El mundial que no fue nuestro
Escrito por Antonio Sánchez García | @sangarccs   
Domingo, 08 de Julio de 2018 06:19

altEl juego de pelota era de religiosa y mortal consecuencia entre los aztecas: el perdedor era elevado al altar de sus dioses, sacrificado a pecho abierto y devorado por los sacerdotes.

 

A Corina Yoris 

Somos los latinoamericanos, para bien o para mal, como una gran familia. Nacimos a la vida republicana bajo un mismo impulso, reaccionando casi que al mismo tiempo y a un mismo influjo. Combinando la pasión y el desenfado tropical con el ascetismo y la sobriedad andinas. Debidamente adobado con el religioso fanatismo celtíbero. En el que nos cabe a los que llegaríamos a ser los venezolanos una tremenda e insoslayable responsabilidad, de la que transcurridos dos siglos aún no logramos dar debida cuenta. De ese gigantesco choque de culturas nació lo que el mexicano Vasconcellos llamaría, con un término muy mexicano, muy exagerado y muy latinoamericano, muy de realismo mágico y muy de barroco colonial, “la raza cósmica”. 

Salvo esa dulce variante del castellano, que es el portugués brasileño, que nos sedujera con Vinicius de Moraes, Tom Jobim y Chico Buarque, hoy mucho más cercano a nosotros que antes de Lula y Odebrecht, vinculado a nuestra tradición por los sórdidos y muy idiosincráticos laberintos de la corrupción, hablamos una misma lengua. Lo cual significa que bailamos al son de los mismos tambores, hacemos el amor bajo las mismas dulces o encendidas melodías, y elevamos nuestras preces al Señor con las mismas prédicas.
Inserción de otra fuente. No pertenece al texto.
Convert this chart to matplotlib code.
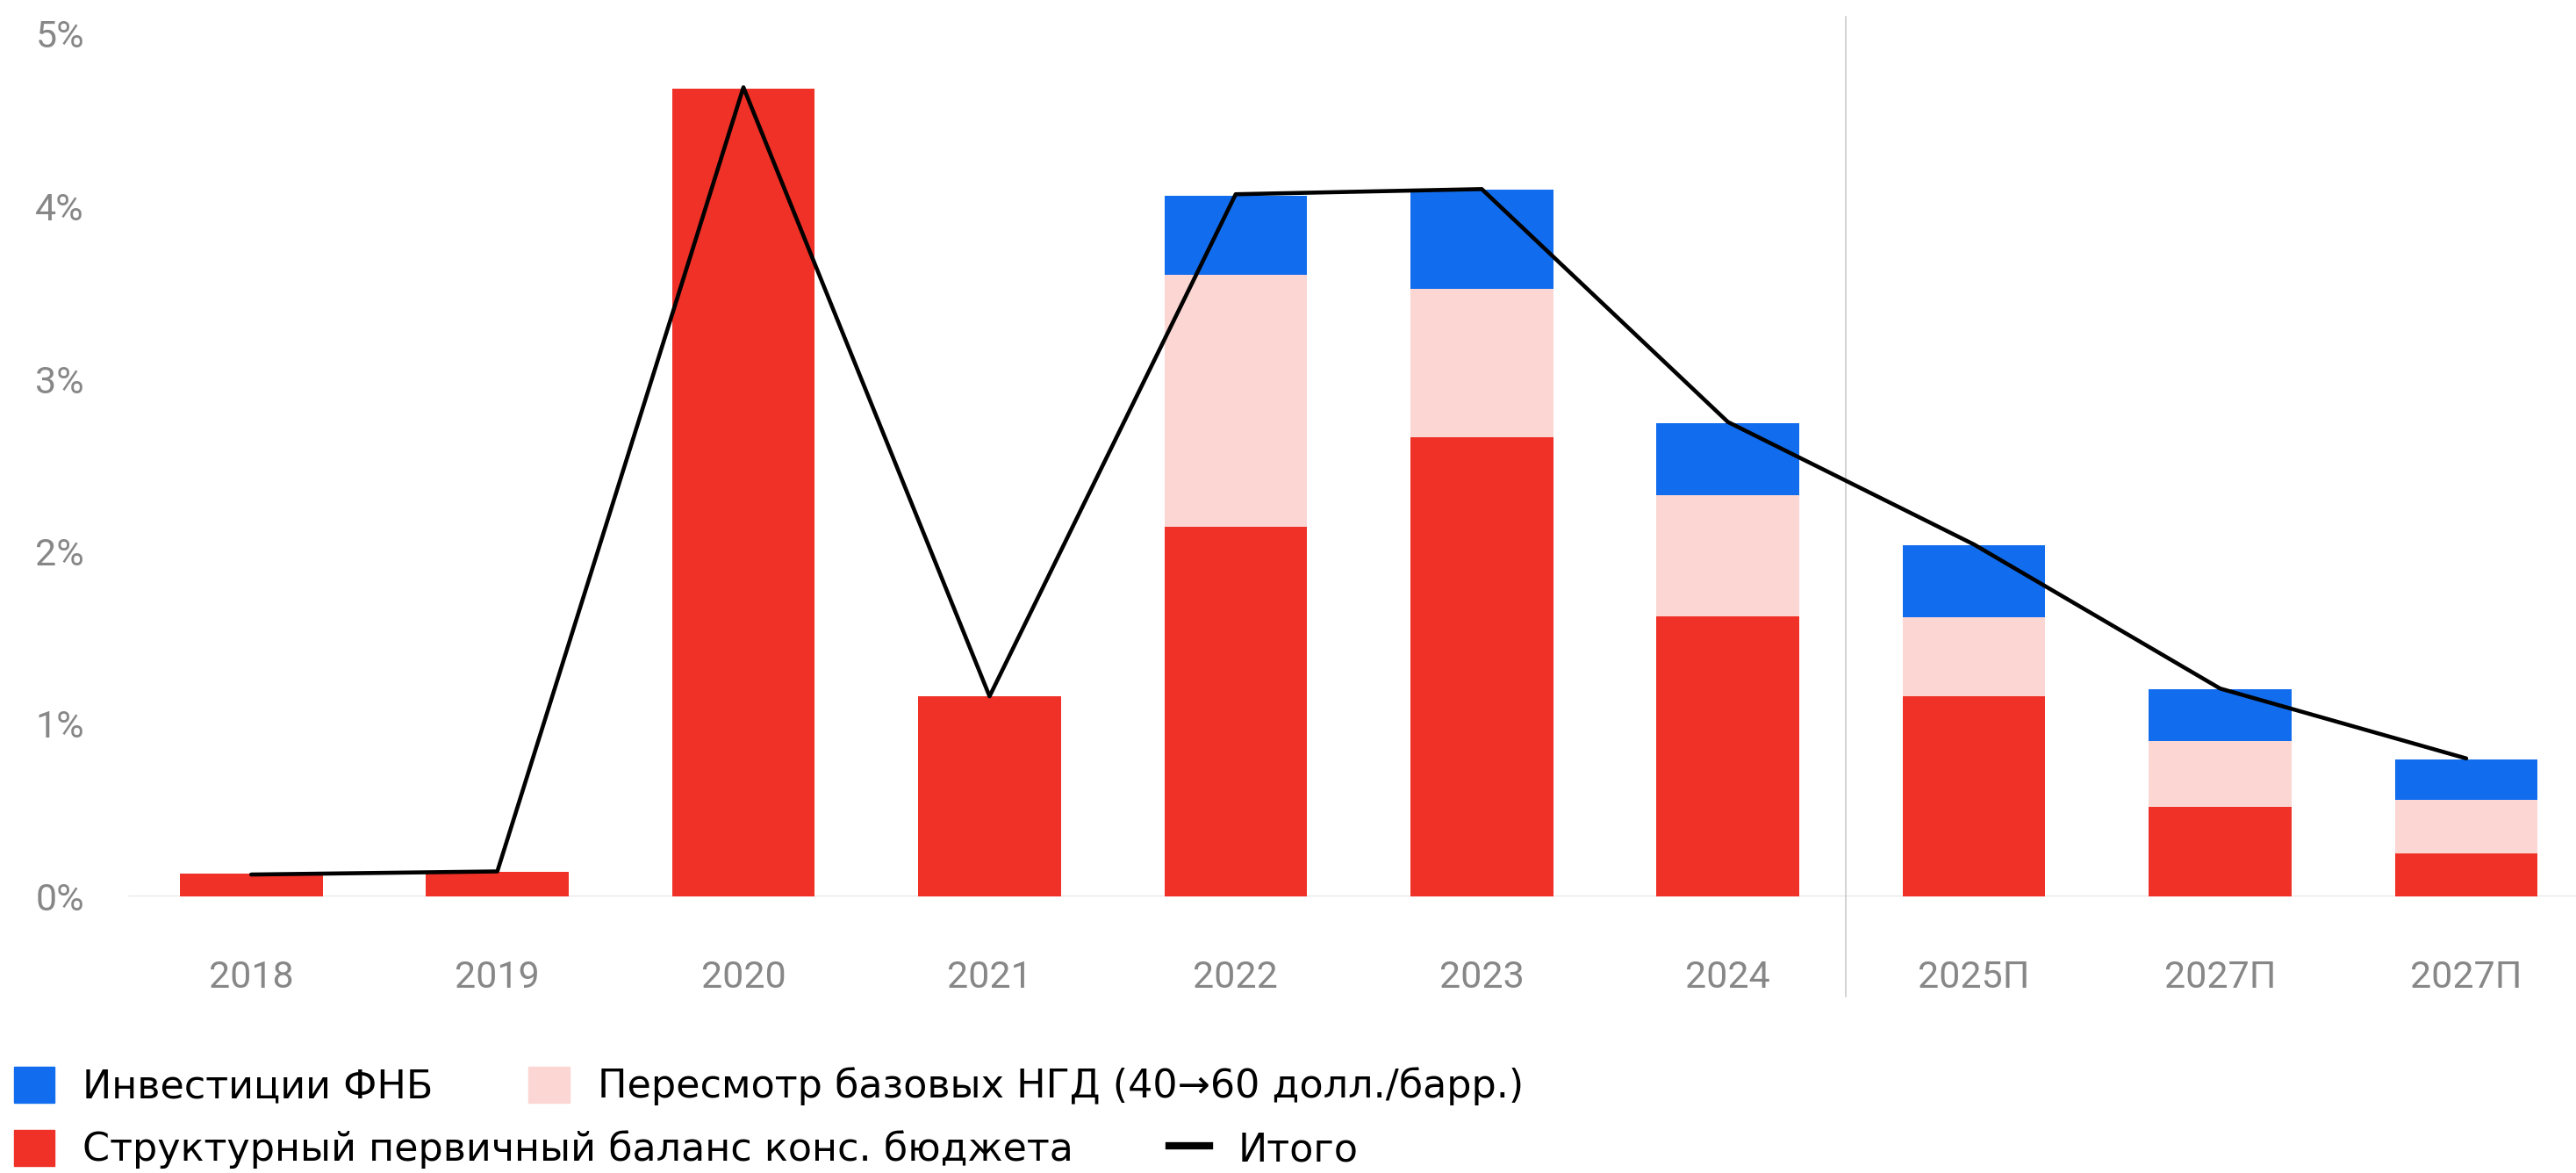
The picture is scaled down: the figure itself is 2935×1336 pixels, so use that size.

Somos, bien lo dijo ya José Vasconcellos en 1925, “la raza de bronce”, perfecta unidad del África negra, la Europa blanca y la América mestiza. 

De allí la abierta o soterrada emoción que nos provoca un gol alucinante del colombiano Yerry Mina, un maravilloso tiro libre del argentino Messi, capaz  de desafiar las leyes gravitatorias, un cabezazo del uruguayo Suárez o una escapada fulgurante y bullanguera del extravagante Neymar. Vamos más lejos y nos emociona el clásico atletismo grecorromano  de Cristiano Ronaldo, que Madeira cabe perfectamente en la mezcla maravillosa de la Quinta Raza. ¿No fue lo que cantó Camoens? ¿Qué venezolano no celebró como suyo el triunfo del México del Quinto Sol sobre la Alemania de los Habsburgos? ¿O ese grito de resurrecciones del último minuto de los uruguayos, que me provocó cantar, de nuestro viejo y amado amigo ya ausente, Alfredo Zitarrosa, “vamos mano con mano los orientales”?

Hay quienes no entienden que algunos venezolanos apostemos al Brasil antes que a Bélgica, o al Uruguay antes que a la Inglaterra. Por no decir a México antes que a Alemania. Sólo en el fútbol traspaso las fronteras de la política para quedarme con la esencia de nuestra pertenencia común. Y si lográramos que con el mismo ímpetu con el que coreamos un gol de Cavani aplaudiéramos la victoria de un demócrata como Iván Duque y con la misma iracundia con la que reclamamos contra un mal arbitraje que le roba un penalti a Sergio Ramos reclamáramos contra los monstruosos abusos de Nicolás Maduro, podríamos descansar en paz.

El juego de pelota era de religiosa y mortal consecuencia entre los aztecas: el perdedor era elevado al altar de sus dioses, sacrificado a pecho abierto y devorado por los sacerdotes. Cuando cayó Brasil sentí que me removían las entrañas. Apagué el televisor y me fui cabizbajo a seguir hurgando entre mis libros. Pensé: no me queda más que solidarizarme con quien más se nos parezca. Es Croacia. Ellos son subdesarrollados. Y entre subdesarrollados se entienden.